Haden, whose father is the late jazz composer and bassist Charlie Haden (she covers his Liberation Music Orchestra work “Silence”), has also focused on film and TV scores ranging from the “Law & Order,” “The Incredible Hulk” and “Taxi” opening songs to the main themes from “The Conversation,” “Rebel Without a Cause” and “Flashdance.”

That “Flashdance” song, “Maniac,” typifies Haden’s approach: breaking down the instrumentation, recording her takes into the Apple’s music production software Garageband and then manipulating them. In puzzling the various tones into a whole, a grand sonic envelope of interlocking patterns emerge.

Yes, that’s music defined, but Haden revels in the magic.

The Steoples, “Six Rocks” (Stones Throw). The first half of the video for the new song “Roles” plays out like a stereotype of the form: as percussion-heavy experimental R&B overwhelms the speakers, a leather-clad dude wearing a motorcycle helmet leaves a Dear Jane note on his girlfriend’s New York kitchen table, jumps on his Triumph and heads into the great wide open.

Where’s he headed? Los Angeles? His boyfriend’s house? To jump off a cliff? Is he actually a she? As we wait to find the surprise, the musicians behind the Los Angeles-based Steoples — Gifted & Blessed (Gabe Reyes-Whittaker) and vocalist Yeofi Andoh of A Race of Angels — expand their groove. A string arrangement adds depth. A liquid bass line bubbles below.

Such adventure permeates “Six Rocks,” the duo’s debut album. Drawing on the Flying Lotus school of beat abstraction, Gifted & Blessed prefers his rhythms a little wobbly, as though on the verge of spinning out of control. For his part, Andoh’s voice works as a kind of lasso, drawing the rhythms into a packed unit through an allegiance to meter.
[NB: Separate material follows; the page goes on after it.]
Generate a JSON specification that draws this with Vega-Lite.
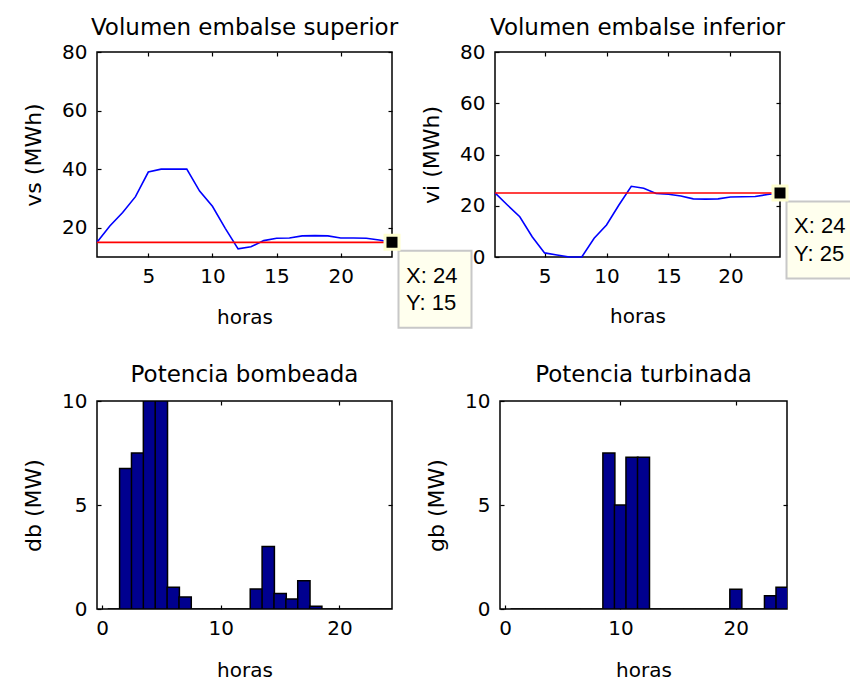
{
  "$schema": "https://vega.github.io/schema/vega-lite/v6.json",
  "background": "white",
  "padding": {"left": 21, "top": 16, "right": 0, "bottom": 0},
  "bounds": "full",
  "spacing": 30,
  "config": {
    "font": "DejaVu Sans",
    "view": {"stroke": "#000", "strokeWidth": 1.5},
    "axis": {"domain": false, "grid": false, "ticks": true, "tickSize": -4, "tickColor": "#000", "tickWidth": 1.2,
             "labelFont": "DejaVu Sans", "labelFontSize": 20, "labelColor": "#000", "labelPadding": 14,
             "titleFont": "DejaVu Sans", "titleColor": "#000", "titleFontWeight": "normal"},
    "axisX": {"titleFontSize": 20, "titleBaseline": "alphabetic", "labelFlush": false, "labelOverlap": false, "labelPadding": 13},
    "axisY": {"titleFontSize": 22, "titleBaseline": "alphabetic", "titleX": -57, "titleAngle": 270, "labelFlush": false, "labelOverlap": false},
    "title": {"font": "DejaVu Sans", "fontSize": 23, "fontWeight": "normal", "color": "#000", "anchor": "middle", "baseline": "alphabetic", "frame": "group"}
  },
  "datasets": {
    "hourly": [
      {"h": 1, "vs": 15, "vi": 25, "db": 0, "gb": 0},
      {"h": 2, "vs": 20.6, "vi": 20.3, "db": 6.75, "gb": 0},
      {"h": 3, "vs": 25.2, "vi": 15.7, "db": 7.5, "gb": 0},
      {"h": 4, "vs": 30.6, "vi": 7.9, "db": 10, "gb": 0},
      {"h": 5, "vs": 39.0, "vi": 1.6, "db": 10, "gb": 0},
      {"h": 6, "vs": 40, "vi": 0.8, "db": 1.05, "gb": 0},
      {"h": 7, "vs": 40, "vi": 0, "db": 0.58, "gb": 0},
      {"h": 8, "vs": 40, "vi": 0, "db": 0, "gb": 0},
      {"h": 9, "vs": 32.5, "vi": 7.3, "db": 0, "gb": 7.5},
      {"h": 10, "vs": 27.3, "vi": 12.5, "db": 0, "gb": 5.0},
      {"h": 11, "vs": 19.8, "vi": 20.3, "db": 0, "gb": 7.3},
      {"h": 12, "vs": 12.8, "vi": 27.6, "db": 0, "gb": 7.3},
      {"h": 13, "vs": 13.5, "vi": 26.8, "db": 0.96, "gb": 0},
      {"h": 14, "vs": 15.6, "vi": 24.8, "db": 3.0, "gb": 0},
      {"h": 15, "vs": 16.4, "vi": 24.5, "db": 0.74, "gb": 0},
      {"h": 16, "vs": 16.5, "vi": 23.8, "db": 0.48, "gb": 0},
      {"h": 17, "vs": 17.2, "vi": 22.7, "db": 1.36, "gb": 0},
      {"h": 18, "vs": 17.3, "vi": 22.6, "db": 0.13, "gb": 0},
      {"h": 19, "vs": 17.2, "vi": 22.7, "db": 0, "gb": 0},
      {"h": 20, "vs": 16.5, "vi": 23.4, "db": 0, "gb": 0.95},
      {"h": 21, "vs": 16.5, "vi": 23.5, "db": 0, "gb": 0},
      {"h": 22, "vs": 16.4, "vi": 23.6, "db": 0, "gb": 0},
      {"h": 23, "vs": 15.8, "vi": 24.4, "db": 0, "gb": 0.64},
      {"h": 24, "vs": 15, "vi": 25, "db": 0, "gb": 1.04}
    ],
    "ref": [
      {"h": 1, "vs_obj": 15, "vi_obj": 25},
      {"h": 24, "vs_obj": 15, "vi_obj": 25}
    ],
    "tip_s": [{"h": 24, "v": 15, "tip": "X: 24\nY: 15"}],
    "tip_i": [{"h": 24, "v": 25, "tip": "X: 24\nY: 25"}]
  },
  "vconcat": [
    {
      "bounds": "flush",
      "spacing": 103,
      "hconcat": [
        {
          "width": 295,
          "height": 205,
          "title": {"text": "Volumen embalse superior", "offset": 2},
          "layer": [
            {
              "data": {"name": "hourly"},
              "mark": {"type": "line", "color": "#0000FF", "strokeWidth": 1.6},
              "encoding": {
                "x": {"field": "h", "type": "quantitative", "scale": {"domain": [1, 24], "nice": false, "zero": false},
                      "axis": {"orient": "bottom", "values": [5, 10, 15, 20], "title": "horas", "titleY": 66}},
                "y": {"field": "vs", "type": "quantitative", "scale": {"domain": [10, 80], "nice": false, "zero": false},
                      "axis": {"orient": "left", "values": [20, 40, 60, 80], "title": "vs (MWh)"}}
              }
            },
            {
              "data": {"name": "ref"},
              "mark": {"type": "line", "color": "#FF0000", "strokeWidth": 1.6},
              "encoding": {
                "x": {"field": "h", "type": "quantitative", "axis": {"orient": "top", "labels": false, "title": null, "values": [5, 10, 15, 20]}},
                "y": {"field": "vs_obj", "type": "quantitative", "axis": {"orient": "right", "labels": false, "title": null, "values": [20, 40, 60, 80]}}
              }
            },
            {
              "data": {"name": "tip_s"},
              "mark": {"type": "point", "shape": "M-1,-1.055H1V1.055H-1Z", "size": 5329, "filled": true, "fill": "#FFFFEE", "stroke": "#C8C8C8", "strokeWidth": 2, "opacity": 1, "xOffset": 43, "yOffset": 47},
              "encoding": {
                "x": {"field": "h", "type": "quantitative", "axis": null},
                "y": {"field": "v", "type": "quantitative", "axis": null}
              }
            },
            {
              "data": {"name": "tip_s"},
              "mark": {"type": "text", "align": "left", "baseline": "alphabetic", "lineBreak": "\n", "lineHeight": 27.5, "xOffset": 14, "yOffset": 40.5, "font": "Liberation Sans", "fontSize": 22, "color": "#000"},
              "encoding": {
                "x": {"field": "h", "type": "quantitative", "axis": null},
                "y": {"field": "v", "type": "quantitative", "axis": null},
                "text": {"field": "tip", "type": "nominal"}
              }
            },
            {
              "data": {"name": "tip_s"},
              "mark": {"type": "point", "shape": "square", "size": 196, "filled": true, "fill": "#000", "stroke": "#FFFFD0", "strokeWidth": 3, "opacity": 1},
              "encoding": {
                "x": {"field": "h", "type": "quantitative", "axis": null},
                "y": {"field": "v", "type": "quantitative", "axis": null}
              }
            }
          ],
          "resolve": {"axis": {"x": "independent", "y": "independent"}}
        },
        {
          "width": 285,
          "height": 205,
          "title": {"text": "Volumen embalse inferior", "offset": 2},
          "layer": [
            {
              "data": {"name": "hourly"},
              "mark": {"type": "line", "color": "#0000FF", "strokeWidth": 1.6},
              "encoding": {
                "x": {"field": "h", "type": "quantitative", "scale": {"domain": [1, 24], "nice": false, "zero": false},
                      "axis": {"orient": "bottom", "values": [5, 10, 15, 20], "title": "horas", "titleY": 65}},
                "y": {"field": "vi", "type": "quantitative", "scale": {"domain": [0, 80], "nice": false},
                      "axis": {"orient": "left", "values": [0, 20, 40, 60, 80], "title": "vi (MWh)"}}
              }
            },
            {
              "data": {"name": "ref"},
              "mark": {"type": "line", "color": "#FF0000", "strokeWidth": 1.6},
              "encoding": {
                "x": {"field": "h", "type": "quantitative", "axis": {"orient": "top", "labels": false, "title": null, "values": [5, 10, 15, 20]}},
                "y": {"field": "vi_obj", "type": "quantitative", "axis": {"orient": "right", "labels": false, "title": null, "values": [20, 40, 60]}}
              }
            },
            {
              "data": {"name": "tip_i"},
              "mark": {"type": "point", "shape": "M-1,-1.055H1V1.055H-1Z", "size": 5329, "filled": true, "fill": "#FFFFEE", "stroke": "#C8C8C8", "strokeWidth": 2, "opacity": 1, "xOffset": 43, "yOffset": 47},
              "encoding": {
                "x": {"field": "h", "type": "quantitative", "axis": null},
                "y": {"field": "v", "type": "quantitative", "axis": null}
              }
            },
            {
              "data": {"name": "tip_i"},
              "mark": {"type": "text", "align": "left", "baseline": "alphabetic", "lineBreak": "\n", "lineHeight": 27.5, "xOffset": 14, "yOffset": 40.5, "font": "Liberation Sans", "fontSize": 22, "color": "#000"},
              "encoding": {
                "x": {"field": "h", "type": "quantitative", "axis": null},
                "y": {"field": "v", "type": "quantitative", "axis": null},
                "text": {"field": "tip", "type": "nominal"}
              }
            },
            {
              "data": {"name": "tip_i"},
              "mark": {"type": "point", "shape": "square", "size": 196, "filled": true, "fill": "#000", "stroke": "#FFFFD0", "strokeWidth": 3, "opacity": 1},
              "encoding": {
                "x": {"field": "h", "type": "quantitative", "axis": null},
                "y": {"field": "v", "type": "quantitative", "axis": null}
              }
            }
          ],
          "resolve": {"axis": {"x": "independent", "y": "independent"}}
        }
      ]
    },
    {
      "bounds": "flush",
      "spacing": 108,
      "hconcat": [
        {
          "width": 295,
          "height": 208,
          "title": {"text": "Potencia bombeada", "offset": 4},
          "layer": [
            {
              "data": {"name": "hourly"},
              "mark": {"type": "bar", "width": 12.3, "fill": "#00008F", "stroke": "#000", "strokeWidth": 1.5, "clip": true, "opacity": 1},
              "encoding": {
                "x": {"field": "h", "type": "quantitative", "scale": {"domain": [0, 24], "nice": false},
                      "axis": {"orient": "bottom", "values": [0, 10, 20], "title": "horas", "titleY": 67}},
                "y": {"field": "db", "type": "quantitative", "scale": {"domain": [0, 10], "nice": false},
                      "axis": {"orient": "left", "values": [0, 5, 10], "title": "db (MW)"}}
              }
            },
            {
              "data": {"name": "hourly"},
              "mark": {"type": "point", "opacity": 0},
              "encoding": {
                "x": {"field": "h", "type": "quantitative", "axis": {"orient": "top", "labels": false, "title": null, "values": [10, 20]}},
                "y": {"field": "db", "type": "quantitative", "axis": {"orient": "right", "labels": false, "title": null, "values": [5]}}
              }
            }
          ],
          "resolve": {"axis": {"x": "independent", "y": "independent"}}
        },
        {
          "width": 287,
          "height": 208,
          "title": {"text": "Potencia turbinada", "offset": 4},
          "layer": [
            {
              "data": {"name": "hourly"},
              "mark": {"type": "bar", "width": 12, "fill": "#00008F", "stroke": "#000", "strokeWidth": 1.5, "clip": true, "opacity": 1},
              "encoding": {
                "x": {"field": "h", "type": "quantitative", "scale": {"domain": [0, 24], "nice": false},
                      "axis": {"orient": "bottom", "values": [0, 10, 20], "title": "horas", "titleY": 67}},
                "y": {"field": "gb", "type": "quantitative", "scale": {"domain": [0, 10], "nice": false},
                      "axis": {"orient": "left", "values": [0, 5, 10], "title": "gb (MW)"}}
              }
            },
            {
              "data": {"name": "hourly"},
              "mark": {"type": "point", "opacity": 0},
              "encoding": {
                "x": {"field": "h", "type": "quantitative", "axis": {"orient": "top", "labels": false, "title": null, "values": [10, 20]}},
                "y": {"field": "gb", "type": "quantitative", "axis": {"orient": "right", "labels": false, "title": null, "values": [5]}}
              }
            }
          ],
          "resolve": {"axis": {"x": "independent", "y": "independent"}}
        }
      ]
    }
  ]
}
D33J, “Death Valley Oasis” (Anticon). The artist born Djavan Santos is part of the Wedidit collective of beat-makers whose best known member is the rhythmic stylist Shlohmo.

On his debut album as D33J, Santos further defines his aesthetic. Reveling in echoed depth, he uses both the notes and the space between them to define his landscapes. Bass tones travel as low as low can go. Sampled voices whisper as if secretly creeping through songs.

Santos invited his former high school classmate Will Weisenfeld, a.k.a. the singer-producer Baths, to contribute, and drew on the vocal prowess of former Dirty Projectors singer Angel Deradoorian for help on another song.

The latter is a highlight: For “Spark,” Santos runs Deradoorian’s voice through filters, creating semi-human tones that accelerate and decelerate as the song evolves. The whole thing has a certain luxuriousness to it, as though draped in black velvet.